In a study published in Journal of Medical Economics, researchers evaluated the economic burden to commercial payers of managing schizophrenia in young adults in Colorado. When compared to a matched cohort of young adults without schizophrenia, researchers found that patients with schizophrenia incurred higher costs and used more healthcare resources, both before and after their diagnosis.
Given the burden to commercial payers, authors Jacqueline Pesa, PhD, and colleagues, identified a “need for intervention with evidence-based care for this vulnerable, challenging, and costly patient population.”
Primary outcomes measured were direct costs and health resource utilization (HRU). The Colorado All-Payer Claims Database, covering approximately 76% of the insured Colorado population, was searched for commercial insurance holders aged 18 to 34 years both with and without schizophrenia to be included in the study. A schizophrenia cohort and a propensity score–matched non-schizophrenia cohort were formed. All-cause (total), mental health (MH)–related, and non-MH–related per patient per month (PPPM) costs were calculated, along with HRU per 100 patients per month (PHPPM). The values were compared between the two groups before and after the initial index date, up to 48 months.

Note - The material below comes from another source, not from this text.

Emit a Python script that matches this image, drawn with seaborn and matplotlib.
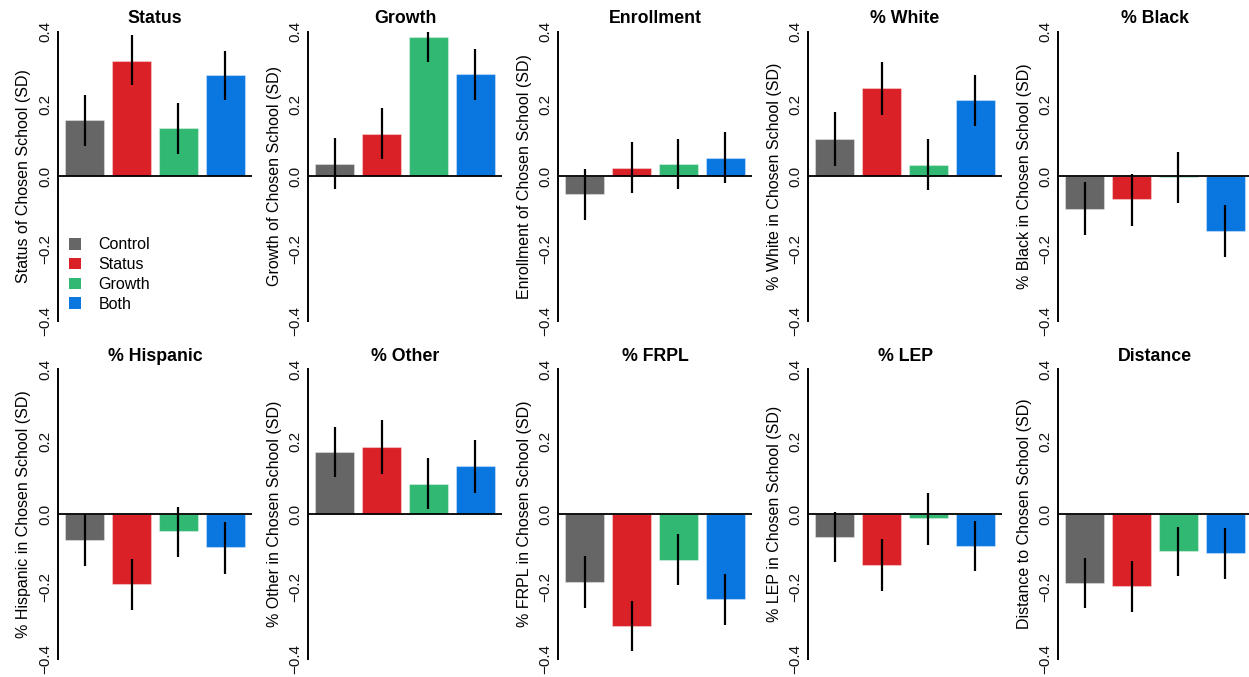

The study cohort was comprised of 501 patients with schizophrenia and the control cohort was comprised of 2,510 patients without schizophrenia. HRU and costs were higher for schizophrenia patients both pre- and post-index date compared to the control group.
Prior to indexing in the schizophrenia cohort, there were 32.3 more office visits PHPPM, 2.1 more admissions PHPPM, and 104.8 more prescriptions PHPPM, relative to the non-schizophrenia cohort (all p < 0.01). The investigators found that the most of the higher number of office visits and prescriptions in the schizophrenia cohort were related to MH.
After the index date, the schizophrenia cohort had 89.6 more office visits PHPPM, 7.2 more admissions PHPPM, and 181.6 more prescriptions PHPPM compared to the control group (all p < 0.001).
All-cause costs in the pre-index period were $457 ($373 attributed to MH) higher PPPM for the schizophrenia cohort (p < 0.001). Post-index, all-cause costs for the schizophrenia cohort were $1,687 ($1,258 attributed to MH) higher PPPM (all p < 0.001). Approximately 40% of patients with schizophrenia remained on commercial insurance after four years compared with approximately 75% in the non-schizophrenia cohort.
The researchers recognized that, as findings from this study were based on data from a single state, they may not be applicable for other states. Further, the use of schizophrenia diagnosis as the index date when analyzing costs and HRU may not capture the intricacies of initial disease identification.
Regardless, the authors surmise that young adults with schizophrenia are significantly more burdensome to commercial payers than matched patients without schizophrenia because of increased HRU and costs from both MH-related and non-MH–related services.